A telling moment came when my friend, a Chinese American woman working at a big-ish tech company, said the word "Latino" and was harshly admonished by her White male boss to say "Latinx".
politico.com
Again, the point here is not that liberal politics became worse (though all politics in America became worse to some degree).
The point is that this sort of shallow, Hashtag-Resistance politics started spilling offline and regularly infecting my non-political interactions.
Increasingly it felt like there was very little in educated liberal circles *besides* politics. People no longer talked much about music or art or economics. Even discussions about personal stuff became somewhat less common, replaced by (or projected onto) political discussions.
I felt like the "faux-excited white guy face" had become an extended metaphor for the whole culture -- a bunch of people who were not just pretending to care, but for whom forcing others to pretend to care had become an elaborate social game.
Of course, online was far worse. I remember seeing some white girl writing a long dramatic post on FB about how someone had given her a qipao, but wearing it would be appropriation, so she was looking for a person of Chinese descent to take the dress off her hands.
And offline, I did not see any serious attempts to engage with the segments of society that had traditionally been excluded and marginalized.
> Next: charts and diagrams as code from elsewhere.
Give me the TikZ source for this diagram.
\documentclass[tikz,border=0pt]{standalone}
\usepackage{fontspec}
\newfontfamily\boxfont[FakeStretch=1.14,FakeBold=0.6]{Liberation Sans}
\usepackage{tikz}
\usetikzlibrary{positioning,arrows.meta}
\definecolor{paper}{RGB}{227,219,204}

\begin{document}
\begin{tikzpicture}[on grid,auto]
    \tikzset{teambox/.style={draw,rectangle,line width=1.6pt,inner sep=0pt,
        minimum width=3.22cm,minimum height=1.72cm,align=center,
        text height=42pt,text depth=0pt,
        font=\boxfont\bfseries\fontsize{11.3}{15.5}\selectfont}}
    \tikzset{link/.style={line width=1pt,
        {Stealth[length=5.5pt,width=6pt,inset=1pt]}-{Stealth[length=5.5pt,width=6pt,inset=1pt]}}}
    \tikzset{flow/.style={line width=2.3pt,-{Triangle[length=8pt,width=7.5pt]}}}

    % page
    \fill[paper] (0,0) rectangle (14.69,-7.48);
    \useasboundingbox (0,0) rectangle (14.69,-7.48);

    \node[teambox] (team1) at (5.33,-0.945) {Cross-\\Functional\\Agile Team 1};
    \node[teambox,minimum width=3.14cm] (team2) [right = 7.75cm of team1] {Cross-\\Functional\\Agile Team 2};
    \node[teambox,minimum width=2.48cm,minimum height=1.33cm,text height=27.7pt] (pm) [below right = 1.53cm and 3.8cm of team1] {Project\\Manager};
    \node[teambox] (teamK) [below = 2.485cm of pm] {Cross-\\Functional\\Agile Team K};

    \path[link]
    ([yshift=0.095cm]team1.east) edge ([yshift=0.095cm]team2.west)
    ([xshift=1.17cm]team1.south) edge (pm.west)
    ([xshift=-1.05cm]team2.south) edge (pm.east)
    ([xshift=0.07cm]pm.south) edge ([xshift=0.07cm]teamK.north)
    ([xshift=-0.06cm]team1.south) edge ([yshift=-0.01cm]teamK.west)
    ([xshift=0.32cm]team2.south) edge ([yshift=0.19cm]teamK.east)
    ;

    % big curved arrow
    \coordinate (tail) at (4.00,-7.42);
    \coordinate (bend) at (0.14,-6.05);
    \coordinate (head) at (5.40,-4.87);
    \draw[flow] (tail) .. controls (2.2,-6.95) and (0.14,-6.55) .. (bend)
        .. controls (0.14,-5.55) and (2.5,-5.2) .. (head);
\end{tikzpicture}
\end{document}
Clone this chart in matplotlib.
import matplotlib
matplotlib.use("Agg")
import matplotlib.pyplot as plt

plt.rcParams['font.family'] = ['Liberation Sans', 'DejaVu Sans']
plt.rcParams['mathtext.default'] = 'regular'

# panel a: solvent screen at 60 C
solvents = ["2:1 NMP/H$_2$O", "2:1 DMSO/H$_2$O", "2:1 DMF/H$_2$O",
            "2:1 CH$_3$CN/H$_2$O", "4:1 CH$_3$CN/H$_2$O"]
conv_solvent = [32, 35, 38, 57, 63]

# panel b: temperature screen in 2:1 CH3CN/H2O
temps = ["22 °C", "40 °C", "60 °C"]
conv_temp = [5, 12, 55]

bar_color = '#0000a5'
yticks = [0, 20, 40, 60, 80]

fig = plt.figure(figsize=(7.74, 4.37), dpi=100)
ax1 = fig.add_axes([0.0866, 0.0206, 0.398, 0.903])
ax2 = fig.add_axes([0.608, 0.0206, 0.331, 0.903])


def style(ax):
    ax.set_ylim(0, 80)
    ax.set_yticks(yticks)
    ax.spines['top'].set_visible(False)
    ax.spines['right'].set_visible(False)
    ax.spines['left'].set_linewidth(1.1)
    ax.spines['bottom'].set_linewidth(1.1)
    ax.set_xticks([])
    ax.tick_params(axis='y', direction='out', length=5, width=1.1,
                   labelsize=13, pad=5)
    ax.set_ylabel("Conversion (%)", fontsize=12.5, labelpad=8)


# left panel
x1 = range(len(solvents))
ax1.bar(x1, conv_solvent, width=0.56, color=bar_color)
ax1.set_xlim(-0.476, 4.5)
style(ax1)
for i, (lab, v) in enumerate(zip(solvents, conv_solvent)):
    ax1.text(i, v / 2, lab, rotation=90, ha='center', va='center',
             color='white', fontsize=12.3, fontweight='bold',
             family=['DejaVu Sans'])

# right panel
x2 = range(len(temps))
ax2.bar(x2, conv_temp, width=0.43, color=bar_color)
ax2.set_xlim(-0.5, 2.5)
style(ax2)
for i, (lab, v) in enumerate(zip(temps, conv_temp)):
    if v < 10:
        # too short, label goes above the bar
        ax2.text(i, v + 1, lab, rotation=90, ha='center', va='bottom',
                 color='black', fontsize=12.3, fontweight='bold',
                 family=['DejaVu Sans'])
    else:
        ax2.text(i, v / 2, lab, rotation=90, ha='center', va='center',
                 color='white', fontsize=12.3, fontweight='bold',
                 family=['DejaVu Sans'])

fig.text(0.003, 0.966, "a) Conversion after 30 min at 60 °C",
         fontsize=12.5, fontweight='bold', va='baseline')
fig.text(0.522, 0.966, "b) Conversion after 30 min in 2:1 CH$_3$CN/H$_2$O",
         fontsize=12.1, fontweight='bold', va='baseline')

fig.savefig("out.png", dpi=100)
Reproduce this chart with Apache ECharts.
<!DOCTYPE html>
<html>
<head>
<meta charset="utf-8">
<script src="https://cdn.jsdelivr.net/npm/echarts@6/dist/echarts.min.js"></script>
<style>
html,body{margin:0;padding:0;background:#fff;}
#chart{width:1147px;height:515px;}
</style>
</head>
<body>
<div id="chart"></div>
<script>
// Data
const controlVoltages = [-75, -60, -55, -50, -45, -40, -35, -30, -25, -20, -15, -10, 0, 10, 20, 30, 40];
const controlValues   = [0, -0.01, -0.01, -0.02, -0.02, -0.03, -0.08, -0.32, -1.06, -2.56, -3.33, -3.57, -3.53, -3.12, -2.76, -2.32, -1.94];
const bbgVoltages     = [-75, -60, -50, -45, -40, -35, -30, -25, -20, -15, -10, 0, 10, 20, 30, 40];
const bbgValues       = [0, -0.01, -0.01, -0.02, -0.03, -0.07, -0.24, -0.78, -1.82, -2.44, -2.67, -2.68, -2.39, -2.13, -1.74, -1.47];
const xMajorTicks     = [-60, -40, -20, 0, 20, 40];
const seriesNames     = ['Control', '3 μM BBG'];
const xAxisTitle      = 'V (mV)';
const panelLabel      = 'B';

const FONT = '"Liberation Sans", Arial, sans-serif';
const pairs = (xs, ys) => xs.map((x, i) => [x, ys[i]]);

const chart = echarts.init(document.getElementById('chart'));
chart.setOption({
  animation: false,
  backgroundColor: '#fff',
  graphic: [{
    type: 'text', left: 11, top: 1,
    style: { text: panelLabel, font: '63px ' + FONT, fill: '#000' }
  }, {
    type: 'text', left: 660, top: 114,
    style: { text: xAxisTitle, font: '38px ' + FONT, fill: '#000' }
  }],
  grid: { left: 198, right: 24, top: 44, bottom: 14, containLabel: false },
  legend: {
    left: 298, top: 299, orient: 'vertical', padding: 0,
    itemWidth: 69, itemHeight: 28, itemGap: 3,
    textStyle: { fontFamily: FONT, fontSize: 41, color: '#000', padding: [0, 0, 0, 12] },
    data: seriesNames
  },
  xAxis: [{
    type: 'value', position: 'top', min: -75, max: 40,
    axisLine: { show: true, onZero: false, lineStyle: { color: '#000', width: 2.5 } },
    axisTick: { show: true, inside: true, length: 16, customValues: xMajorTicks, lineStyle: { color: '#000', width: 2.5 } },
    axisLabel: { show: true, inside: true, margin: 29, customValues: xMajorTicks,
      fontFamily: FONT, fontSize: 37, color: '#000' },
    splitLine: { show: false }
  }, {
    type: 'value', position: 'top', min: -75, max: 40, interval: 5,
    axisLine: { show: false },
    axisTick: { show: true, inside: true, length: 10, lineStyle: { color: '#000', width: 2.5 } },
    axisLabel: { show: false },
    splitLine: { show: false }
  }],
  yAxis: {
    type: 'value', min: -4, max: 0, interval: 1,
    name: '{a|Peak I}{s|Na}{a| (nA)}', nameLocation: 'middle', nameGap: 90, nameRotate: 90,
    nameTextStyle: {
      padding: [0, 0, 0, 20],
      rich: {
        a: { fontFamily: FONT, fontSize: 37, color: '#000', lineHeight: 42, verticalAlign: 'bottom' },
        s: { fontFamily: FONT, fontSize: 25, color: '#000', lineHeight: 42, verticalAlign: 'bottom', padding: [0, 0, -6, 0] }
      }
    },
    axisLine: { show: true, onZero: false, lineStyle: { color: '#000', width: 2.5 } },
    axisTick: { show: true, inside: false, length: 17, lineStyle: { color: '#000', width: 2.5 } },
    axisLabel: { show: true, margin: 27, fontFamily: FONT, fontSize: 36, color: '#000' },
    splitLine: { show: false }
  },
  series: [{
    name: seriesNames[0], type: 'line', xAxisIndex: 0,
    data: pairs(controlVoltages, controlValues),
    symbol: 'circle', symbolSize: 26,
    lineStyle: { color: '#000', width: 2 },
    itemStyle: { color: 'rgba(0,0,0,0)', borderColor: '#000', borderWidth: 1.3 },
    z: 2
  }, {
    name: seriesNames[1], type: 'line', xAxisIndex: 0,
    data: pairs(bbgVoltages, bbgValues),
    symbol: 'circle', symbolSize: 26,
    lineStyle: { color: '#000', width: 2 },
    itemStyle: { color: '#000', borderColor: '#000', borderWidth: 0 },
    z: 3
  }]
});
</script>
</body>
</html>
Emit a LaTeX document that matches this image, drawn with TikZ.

I didn't see many Black folks at these people's backyard get-togethers.
There was nothing dangerous about this new educated liberal coastal professional culture. Nothing radical. I know some folks with actually radical politics. These were nothing of the sort. They were Episcopalians dressed up for Sunday church.
Part of this is aging -- economically successful 30somethings are inherently less radical than struggling 20somethings. But I do make an effort to hang out with people of various ages, and I felt much more at ease in 30something liberal educated culture in 2011.
Covid intensified the trend. I was a (very vocal) supporter of lockdowns in the early days. But as it became clear that Omicron made lockdowns infeasible and vaccines became available, performatively saying "Oh, if only we would LOCK DOWN" became a common topic of discussion.
Basically, to imagine what these interactions were like, just take Arthur Chu's silliest tweets and dial it down by a factor of 3 or so.
None of these people wanted to lock down, and in fact the ones who had kids all wanted their kids out of the house and back in school ASAP. But at the same time, performatively sighing that we could have stamped Covid out in the early days (LOL!) became de rigueur.
None of this has given me the slightest desire to support Donald Trump, to vote Republican, to embrace conservative culture-war positions, or to join the Intellectual Dark Web.
What it HAS given me the desire to do, is to move out of the country for a while.
Educated coastal liberals are my people...that is my American subculture. Realistically if I don't fit in there, there's no other place in America I'm going to fit in.
And don't tell me to get with the grill-pilled socialists who sit around shitting on Democrats all day. It's laughable to think that those folks are meaningfully different than the people I'm talking about. (Plus they're only online.)
I know that a reasonably large percentage of my fellow coastal urban educated liberals feel the same way I do, but they keep it under their hat, just like if you were a well-to-do Episcopalian in Massachusetts in 1820 you went to church because everyone else went to church.
Maybe by segregating ourselves from the rest of America in coastal urban and college-town enclaves, educated liberals escaped conservative flyover country only to turn ourselves into something equally conformist and boring. I don't know.
I don't have any prescriptions or suggestions or takeaways here. And I'm sure my analysis of American culture was clumsier than people who write about this for a living.
But I think lots of other people feel like me, and there's an urge to walk away...somewhere.